Acoustic Pulse Therapy (APT) as non-antibiotic treatment and prevention for mastitis in dairy cows


  • Gabriel Leitner Armenta Ltd Hatzomet 9 Kfar Sava Israel
  • Papirov Eduard Armenta Ltd Hatzomet 9 Kfar Sava Israel
  • Shefy Sela Armenta Ltd Hatzomet 9 Kfar Sava Israel



mammary infections, clinical, subclinical, antibiotics, excess drug treatment, Acoustic Pulse Therapy, SCC


The prevalence of clinical and subclinical mammary infections ranges between 20 to 40%. As of today, the excess drug treatment in clinical mammary infections are antibiotics given during lactation. In cases of subclinical infections, no treatment is used during lactation and treatment is delivered upon entry into the dry-off period. In recent years, the awareness of the development of antibiotic-resistant bacteria led to legislative processes to reduce the use of antibiotics in animal farming, therefore there is a need for a non-antibiotic treatment for mastitis. Acoustic Pulse Therapy (APT), known as “shockwave treatment”, has been widely reported to be used in orthopedics, physiotherapy, sports medicine, urology, and veterinary medicine. APT produces various responses in biological tissues, such as angiogenesis and antiinflammatory effects.
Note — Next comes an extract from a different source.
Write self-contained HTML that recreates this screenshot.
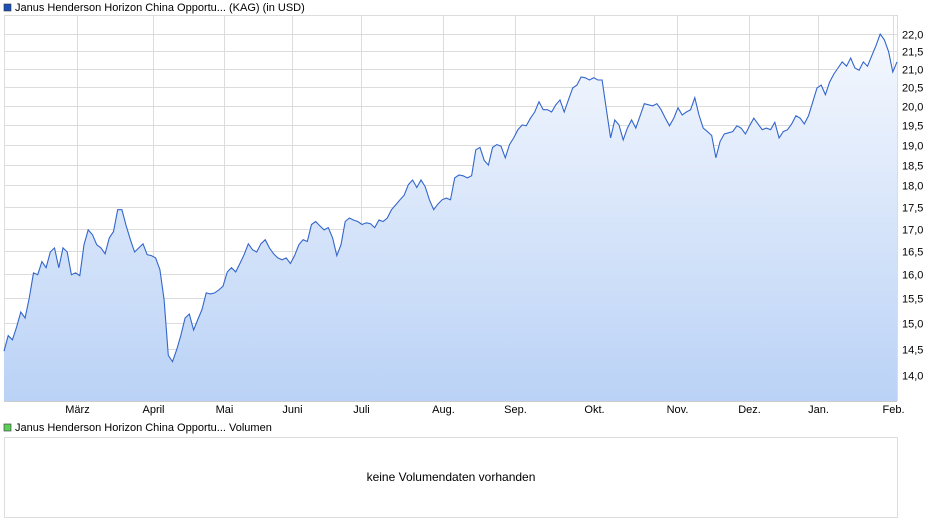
<!DOCTYPE html>
<html><head><meta charset="utf-8"><style>
body{margin:0;width:940px;height:526px;background:#fff;font-family:"Liberation Sans",sans-serif;overflow:hidden}
svg text{font-family:"Liberation Sans",sans-serif;font-size:11px;fill:#000}
</style></head><body>
<svg width="940" height="526">
<defs><linearGradient id="g" x1="0" y1="0" x2="0" y2="1"><stop offset="0" stop-color="#f5f8fe"/><stop offset="1" stop-color="#bad2f6"/></linearGradient></defs>
<rect x="4" y="4" width="7" height="7" fill="#1c4fb8" stroke="#333" stroke-width="0.6"/>
<text x="15" y="11">Janus Henderson Horizon China Opportu... (KAG) (in USD)</text>
<g id="grid"></g>
<path id="area" fill="url(#g)"/>
<path id="line" fill="none" stroke="#3366cc" stroke-width="1.1"/>
<g id="yax"></g><g id="xax"></g>
<rect x="4" y="424" width="7" height="7" fill="#5ccf5c" stroke="#333" stroke-width="0.6"/>
<text x="15" y="431">Janus Henderson Horizon China Opportu... Volumen</text>
<rect x="4.5" y="437.5" width="893" height="80" fill="#fff" stroke="#ddd"/>
<text x="451" y="481" text-anchor="middle" style="font-size:12px">keine Volumendaten vorhanden</text>
</svg>
<script>
const values=[14.45,14.75,14.67,14.92,15.22,15.10,15.51,16.03,15.99,16.27,16.14,16.48,16.57,16.14,16.57,16.48,15.99,16.03,15.97,16.64,16.97,16.86,16.64,16.57,16.44,16.79,16.93,17.43,17.43,17.06,16.75,16.48,16.57,16.66,16.42,16.40,16.35,16.10,15.47,14.37,14.25,14.48,14.76,15.10,15.18,14.86,15.07,15.27,15.61,15.59,15.61,15.67,15.75,16.05,16.14,16.05,16.23,16.42,16.66,16.53,16.48,16.66,16.75,16.57,16.44,16.35,16.31,16.35,16.23,16.40,16.64,16.75,16.71,17.09,17.16,17.06,16.97,17.02,16.79,16.40,16.64,17.16,17.24,17.19,17.16,17.09,17.13,17.11,17.02,17.19,17.16,17.24,17.43,17.54,17.66,17.77,18.02,18.13,17.95,18.13,17.97,17.66,17.43,17.56,17.66,17.70,17.66,18.18,18.25,18.23,18.18,18.23,18.87,18.93,18.61,18.49,18.93,19.00,18.96,18.67,19.00,19.17,19.38,19.50,19.48,19.68,19.84,20.11,19.90,19.90,19.84,20.03,20.16,19.84,20.16,20.48,20.56,20.78,20.76,20.70,20.76,20.70,20.70,19.90,19.17,19.63,19.50,19.12,19.42,19.63,19.42,19.74,20.06,20.03,20.00,20.06,19.90,19.68,19.48,19.68,19.95,19.76,19.84,19.90,20.22,19.76,19.42,19.33,19.23,18.67,19.08,19.27,19.30,19.33,19.48,19.42,19.27,19.48,19.68,19.53,19.38,19.42,19.38,19.57,19.17,19.33,19.38,19.53,19.74,19.68,19.53,19.74,20.11,20.48,20.56,20.30,20.64,20.86,21.03,21.20,21.08,21.31,21.03,20.97,21.20,21.08,21.37,21.66,22.0,21.83,21.49,20.92,21.20];
const yTicks=[14.0,14.5,15.0,15.5,16.0,16.5,17.0,17.5,18.0,18.5,19.0,19.5,20.0,20.5,21.0,21.5,22.0];
const months=["März","April","Mai","Juni","Juli","Aug.","Sep.","Okt.","Nov.","Dez.","Jan.","Feb."];
const monthFrac=[0.0818,0.1669,0.2464,0.3225,0.3998,0.4916,0.5722,0.6607,0.7536,0.8342,0.9115,0.9955];
const X0=4,X1=897,YT=15,YB=401;
const y=v=>34+(Math.log(22)-Math.log(v))*754.5;
const x=i=>X0+(X1-X0)*i/(values.length-1);
const NS="http://www.w3.org/2000/svg";
const grid=document.getElementById('grid'),yax=document.getElementById('yax'),xax=document.getElementById('xax');
function mk(t,a,p){const e=document.createElementNS(NS,t);for(const k in a)e.setAttribute(k,a[k]);p.appendChild(e);return e;}
yTicks.forEach(v=>{const yy=Math.round(y(v))+0.5;
const l=mk('line',{x1:X0,x2:X1,y1:yy,y2:yy,stroke:'#dcdcdc'},grid);


const t=mk('text',{x:902,y:yy+4},yax);t.textContent=v.toFixed(1).replace('.',',');

});
mk('line',{x1:X0,x2:X1,y1:15.5,y2:15.5,stroke:'#dcdcdc'},grid);
months.forEach((m,i)=>{const xx=Math.round(X0+(X1-X0)*monthFrac[i])+0.5;
const l=mk('line',{x1:xx,x2:xx,y1:YT,y2:YB,stroke:'#dcdcdc'},grid);


const t=mk('text',{x:xx,y:413,'text-anchor':'middle'},xax);t.textContent=m;

});
mk('line',{x1:X0+0.5,x2:X0+0.5,y1:YT,y2:YB,stroke:'#dcdcdc'},grid);
mk('line',{x1:X1+0.5,x2:X1+0.5,y1:YT,y2:YB,stroke:'#dcdcdc'},grid);
mk('line',{x1:X0,x2:X1,y1:YB+0.5,y2:YB+0.5,stroke:'#ccc'},grid);
let d=values.map((v,i)=>(i?'L':'M')+x(i).toFixed(1)+','+y(v).toFixed(1)).join('');
document.getElementById('line').setAttribute('d',d);
document.getElementById('area').setAttribute('d',d+'L'+X1+','+YB+'L'+X0+','+YB+'Z');
</script>
</body></html>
A new APT-based device developed specifically for treating dairy cows produces high power, deep penetration acoustic pulses distributed over a large treatment area. Previously a number of experiments with APT were conducted on 262 cows identified with clinical or subclinical mastitis and showed >70% success in curing the infected quarter. Significant milk yield increase, reduction in SCC as well as bacterial elimination was shown, with an 80% reduction in culling rate of clinically infected cows in the APT group compared to the control group. The specific objective of this study was to evaluate the effect of APT on SCC and milk yield when applied on cows at the dry-off period.